Hawthorne was authorized in 2019 to build a casino on its property, and most of the existing grandstand was torn down to make way for it. Even though Carey promised the IRB time and again that investors’ money for the casino was just around the corner, he never got specific, and it never materialized.
Without the casino, Hawthorne’s revenue stream trickled to a comparative drip. Its debts soared to between $100 million and $500 million, according to its first court filings when it formally declared itself bankrupt Feb. 27.
The 20 biggest creditors who are owned more than $37.8 million include the digital platform Fantasy, The Stronach Group, Churchill Downs Inc., the New York Racing Association, seven other racetrack operators and the Horseracing Integrity and Safety Authority. More than 6,000 creditors with accounts going back two decades were listed on one court document.
Hawthorne’s financial trouble reached a crisis point Jan. 26, when the IRB suspended the track’s harness-racing license. The last three weekends of the standardbred season were canceled, and the racecourse has been in limbo since.
“I just don’t have any faith that we’re going to get back there in November to race,” Illinois Harness Horsemen’s Association executive director Tony Somone told the IRB. “As an association we’re out of money soon. If we are able to get this bankruptcy money going forward to fund our association, it’ll carry us into the fall, but not much before that. If we don’t get the money, I really don’t know what happens.”
Board member Patricia Saccone asked Carey, Chatz and Campbell six times about contingency plans if the bankruptcy process does not result in a positive turnaround.
“There hasn’t been any reluctance on it as far as the judge is concerned,” Carey said.
“We will go back and ask the judge for that,” Campbell said.
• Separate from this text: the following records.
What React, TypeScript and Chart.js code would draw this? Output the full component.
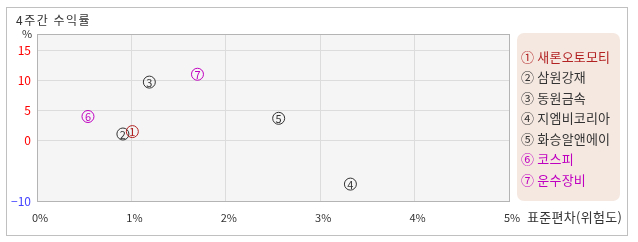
import { useEffect, useRef } from "react";
import { Chart, registerables } from "chart.js";
Chart.register(...registerables);

const names = ["새론오토모티", "삼원강재", "동원금속", "지엠비코리아", "화승알앤에이", "코스피", "운수장비"];
const marks = ["①", "②", "③", "④", "⑤", "⑥", "⑦"];
const digits = ["1", "2", "3", "4", "5", "6", "7"];
const riskX = [1.01, 0.91, 1.19, 3.32, 2.56, 0.54, 1.7];
const returnY = [1.5, 1.1, 9.7, -7.2, 3.7, 4.0, 11.0];
const colors = ["#b22222", "#333333", "#333333", "#333333", "#333333", "#c000c0", "#c000c0"];
const yTicks = [-10, 0, 5, 10, 15];
const xTicks = [0, 1, 2, 3, 4, 5];
const titleText = "4주간 수익률";
const xTitle = "표준편차(위험도)";
const yUnit = "%";

const FONT = "'Noto Sans CJK KR', 'DejaVu Sans', sans-serif";

const decor = {
  id: "decor",
  beforeDraw(chart: any) {
    const { ctx, chartArea: a } = chart;
    ctx.save();
    ctx.fillStyle = "#ffffff";
    ctx.fillRect(0, 0, chart.width, chart.height);
    ctx.strokeStyle = "#c0c0c0";
    ctx.lineWidth = 1;
    ctx.strokeRect(6.5, 7.5, 621, 228);
    ctx.fillStyle = "#f5f5f5";
    ctx.fillRect(a.left, a.top, a.right - a.left, a.bottom - a.top);
    ctx.restore();
  },
  afterDatasetsDraw(chart: any) {
    const { ctx } = chart;
    ctx.save();
    ctx.font = `11px ${FONT}`;
    ctx.textAlign = "center";
    ctx.textBaseline = "middle";
    chart.data.datasets.forEach((ds: any, i: number) => {
      const el = chart.getDatasetMeta(i).data[0];
      if (!el) return;
      ctx.fillStyle = colors[i];
      ctx.fillText(digits[i], el.x, el.y + 0.5);
    });
    ctx.restore();
  },
  afterDraw(chart: any) {
    const { ctx, chartArea: a } = chart;
    ctx.save();
    ctx.strokeStyle = "#b4b4b4";
    ctx.lineWidth = 1;
    ctx.strokeRect(Math.round(a.left) + 0.5, Math.round(a.top) + 0.5, Math.round(a.right - a.left), Math.round(a.bottom - a.top));
    ctx.fillStyle = "#333333";
    ctx.textBaseline = "middle";
    ctx.textAlign = "left";
    ctx.font = `12px ${FONT}`;
    ctx.letterSpacing = "1.5px";
    ctx.fillText(titleText, 16, 20);
    ctx.letterSpacing = "0px";
    ctx.font = `11px ${FONT}`;
    ctx.fillText(yUnit, 22, 34);
    ctx.font = `13px ${FONT}`;
    ctx.letterSpacing = "0.3px";
    ctx.fillText(xTitle, 527, 217);
    // legend box
    ctx.letterSpacing = "0px";
    ctx.fillStyle = "#f5e8e1";
    ctx.beginPath();
    (ctx as any).roundRect(517, 33, 103, 168, 7);
    ctx.fill();
    ctx.font = `13px ${FONT}`;
    ctx.letterSpacing = "0.2px";
    names.forEach((n, i) => {
      ctx.fillStyle = colors[i];
      ctx.fillText(marks[i] + " " + n, 521, 57 + i * 20.5);
    });
    ctx.restore();
  },
};

export default function App() {
  const ref = useRef<HTMLCanvasElement>(null);
  useEffect(() => {
    const chart = new Chart(ref.current!, {
      type: "scatter",
      data: {
        datasets: names.map((n, i) => ({
          label: n,
          data: [{ x: riskX[i], y: returnY[i] }],
          pointRadius: 6,
          pointHoverRadius: 6,
          borderWidth: 1,
          borderColor: colors[i],
          backgroundColor: "rgba(0,0,0,0)",
        })),
      },
      options: {
        responsive: false,
        animation: false,
        events: [],
        layout: { padding: { left: 0, top: 34, right: 129, bottom: 0 } },
        plugins: { legend: { display: false }, tooltip: { enabled: false }, title: { display: false } },
        scales: {
          x: {
            type: "linear",
            min: 0,
            max: 5,
            afterBuildTicks: (s: any) => {
              s.ticks = xTicks.map((v) => ({ value: v }));
            },
            afterFit: (s: any) => {
              s.height = 41;
            },
            grid: { color: "#dcdcdc", drawTicks: false },
            border: { color: "#b4b4b4" },
            ticks: {
              padding: 10,
              color: "#333333",
              font: { family: FONT, size: 11 },
              maxRotation: 0,
              labelOffset: 3,
              callback: (v: any) => v + "%",
            },
          },
          y: {
            type: "linear",
            min: -10,
            max: 17.67,
            afterBuildTicks: (s: any) => {
              s.ticks = yTicks.map((v) => ({ value: v }));
            },
            afterFit: (s: any) => {
              s.width = 37;
            },
            grid: { color: "#dcdcdc", drawTicks: false },
            border: { color: "#b4b4b4" },
            ticks: {
              padding: 6,
              font: { family: FONT, size: 12 },
              color: (c: any) => (c.tick && c.tick.value < 0 ? "#4444ff" : "#ff0000"),
              callback: (v: any) => String(v).replace("-", "−"),
            },
          },
        },
      },
      plugins: [decor],
    } as any);
    return () => chart.destroy();
  }, []);
  return (
    <div style={{ position: "fixed", left: 0, top: 0, width: 638, height: 242 }}>
      <canvas ref={ref} width={638} height={242} />
    </div>
  );
}
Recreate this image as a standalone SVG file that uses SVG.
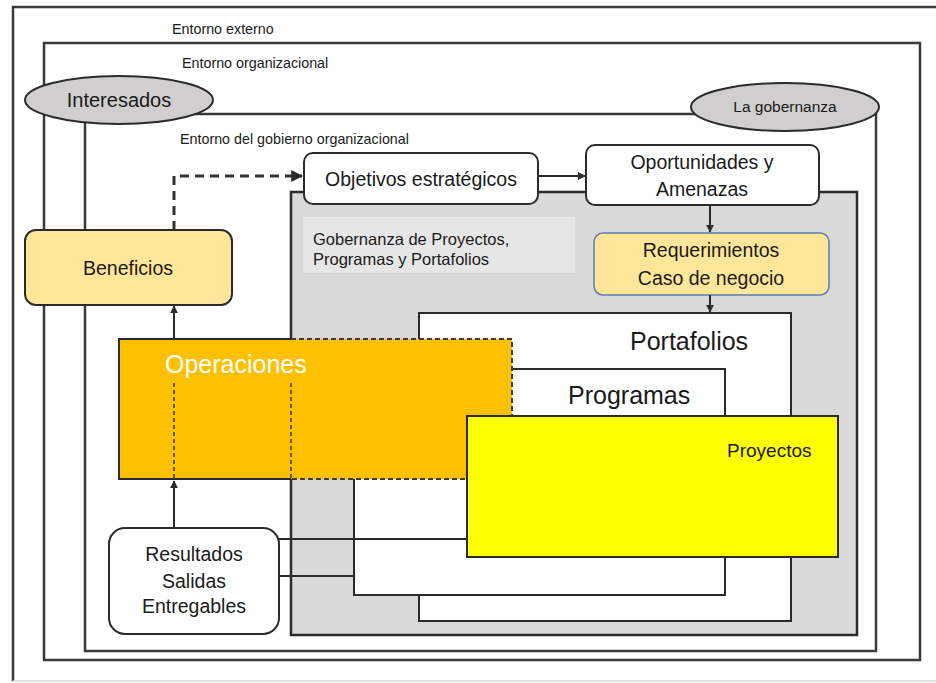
<svg xmlns="http://www.w3.org/2000/svg" width="936" height="683" viewBox="0 0 936 683">
  <style>
    text { font-family: "Liberation Sans", Arial, sans-serif; fill: #1a1a1a; }
    .frame { fill: none; stroke: #3a3a3a; stroke-width: 2.5; }
    .box { fill: #ffffff; stroke: #2b2b2b; stroke-width: 2; }
    .warm { fill: #FFE699; }
    .oval { fill: #D0CECE; stroke: #2b2b2b; stroke-width: 2; }
    .edge { fill: none; stroke: #2b2b2b; stroke-width: 2; }
    .hidden { fill: none; stroke: #3a3a3a; stroke-width: 1.6; stroke-dasharray: 4 3; }
    .env { font-size: 14.3px; }
    .node { font-size: 19.5px; text-anchor: middle; }
    .big { font-size: 25px; }
  </style>
  <defs>
    <marker id="arrow" viewBox="0 0 10 10" refX="9" refY="5" markerWidth="4" markerHeight="4" orient="auto" markerUnits="strokeWidth">
      <path d="M0,0 L10,5 L0,10 z" fill="#2b2b2b"/>
    </marker>
  </defs>

  <rect width="936" height="683" fill="#ffffff"/>

  <!-- nested environments -->
  <g id="entorno-externo">
    <path d="M13,681 V7 H936" class="frame"/>
    <line x1="13" y1="681" x2="936" y2="681" stroke="#d8d8d8" stroke-width="1.5"/>
    <text x="172" y="34" class="env">Entorno externo</text>
  </g>
  <g id="entorno-organizacional">
    <rect x="44" y="43" width="876" height="617" class="frame"/>
    <text x="182" y="68" class="env">Entorno organizacional</text>
  </g>
  <g id="entorno-gobierno">
    <rect x="85" y="114" width="791" height="537" class="frame"/>
    <text x="180" y="144" class="env">Entorno del gobierno organizacional</text>
  </g>

  <g id="interesados">
    <ellipse cx="119" cy="100" rx="94" ry="24" class="oval"/>
    <text x="119" y="107" class="node" style="font-size:20px">Interesados</text>
  </g>
  <g id="la-gobernanza">
    <ellipse cx="785" cy="107" rx="94" ry="24" class="oval"/>
    <text x="785" y="112" class="node" style="font-size:15.5px">La gobernanza</text>
  </g>

  <!-- governance region -->
  <g id="gobernanza-ppp">
    <rect x="291" y="192" width="566" height="443" fill="#D9D9D9" stroke="#2b2b2b" stroke-width="2.5"/>
    <rect x="303" y="217" width="272" height="56" fill="#E7E6E6"/>
    <text x="313" y="245" style="font-size:16.5px">Gobernanza de Proyectos,</text>
    <text x="313" y="265" style="font-size:16.5px">Programas y Portafolios</text>
  </g>

  <g id="portafolios">
    <rect x="419" y="313" width="372" height="308" class="box"/>
    <text x="630" y="350" class="big">Portafolios</text>
  </g>
  <g id="programas">
    <rect x="354" y="369" width="371" height="226" class="box"/>
    <text x="568" y="404" class="big">Programas</text>
  </g>

  <g id="operaciones">
    <rect x="119" y="339" width="393" height="140" fill="#FFC000"/>
    <path d="M291,339 H119 V479 H291" class="edge"/>
    <path d="M291,339 H512 V479 H291" fill="none" stroke="#3a3a3a" stroke-width="2" stroke-dasharray="5 3"/>
    <line x1="174" y1="383" x2="174" y2="479" class="hidden"/>
    <line x1="291" y1="383" x2="291" y2="479" class="hidden"/>
    <text x="165" y="373" class="big" style="fill:#ffffff">Operaciones</text>
  </g>

  <g id="proyectos">
    <rect x="467" y="416" width="371" height="141" fill="#FFFF00" stroke="#2b2b2b" stroke-width="2"/>
    <text x="727" y="457" style="font-size:19px">Proyectos</text>
  </g>

  <g id="objetivos">
    <rect x="304" y="153" width="234" height="51" rx="9" class="box"/>
    <text x="421" y="186" class="node">Objetivos estratégicos</text>
  </g>
  <g id="oportunidades">
    <rect x="586" y="145" width="233" height="60" rx="9" class="box"/>
    <text x="702" y="169" class="node">Oportunidades y</text>
    <text x="702" y="196" class="node">Amenazas</text>
  </g>
  <g id="requerimientos">
    <rect x="594" y="233" width="235" height="62" rx="9" class="warm" stroke="#5B7DB1" stroke-width="1.5"/>
    <text x="711" y="257" class="node">Requerimientos</text>
    <text x="711" y="285" class="node">Caso de negocio</text>
  </g>
  <g id="beneficios">
    <rect x="25" y="230" width="207" height="75" rx="11" class="warm" stroke="#2b2b2b" stroke-width="2"/>
    <text x="128" y="275" class="node">Beneficios</text>
  </g>
  <g id="resultados">
    <rect x="109" y="528" width="170" height="106" rx="16" class="box"/>
    <text x="194" y="561" class="node">Resultados</text>
    <text x="194" y="588" class="node">Salidas</text>
    <text x="194" y="613" class="node">Entregables</text>
  </g>

  <!-- connectors -->
  <g id="connectors">
    <path d="M174,230 V176 H302" fill="none" stroke="#333" stroke-width="3" stroke-dasharray="9 6" marker-end="url(#arrow)"/>
    <line x1="538" y1="176" x2="585" y2="176" class="edge" marker-end="url(#arrow)"/>
    <line x1="710" y1="205" x2="710" y2="232" class="edge" marker-end="url(#arrow)"/>
    <line x1="710" y1="295" x2="710" y2="312" class="edge" marker-end="url(#arrow)"/>
    <line x1="174" y1="339" x2="174" y2="306" class="edge" marker-end="url(#arrow)"/>
    <line x1="174" y1="528" x2="174" y2="481" class="edge" marker-end="url(#arrow)"/>
    <line x1="279" y1="539" x2="467" y2="539" class="edge"/>
    <line x1="279" y1="576" x2="354" y2="576" class="edge"/>
  </g>
</svg>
“The plan is to continue racing, period,” Chatz said. “That’s the plan. We don’t see any impediments to that currently.”
Hawthorne’s Thoroughbred season is scheduled now to go from April 19 to Nov. 1 with live racing Sundays and Thursdays.
Fairmount Park in Collinsville, a suburb of St. Louis, will get the jump this year in Illinois. With the deeper pockets of owner Accel Entertainment, a temporary slot-machine casino already running and the addition of table games next month, Fairmount’s 57-day Thoroughbred season of Tuesdays and Saturdays goes from April 14 to Oct. 27.
In the meantime, Block expects training will start at Hawthorne next week for upward of 180 horses and hopes there will be at least 300 by opening day.
“Trucks will be in on Friday, and hoping (the dirt-track installation) gets in full swing in earnest on Friday,” Block said. “Hopefully we’ll have it down by Sunday. We’re hoping for a Monday or Tuesday beginning of training. That’s way behind schedule, but that’s what it is.”
Horse Racing Nation covered the IRB meeting by watching a live video stream.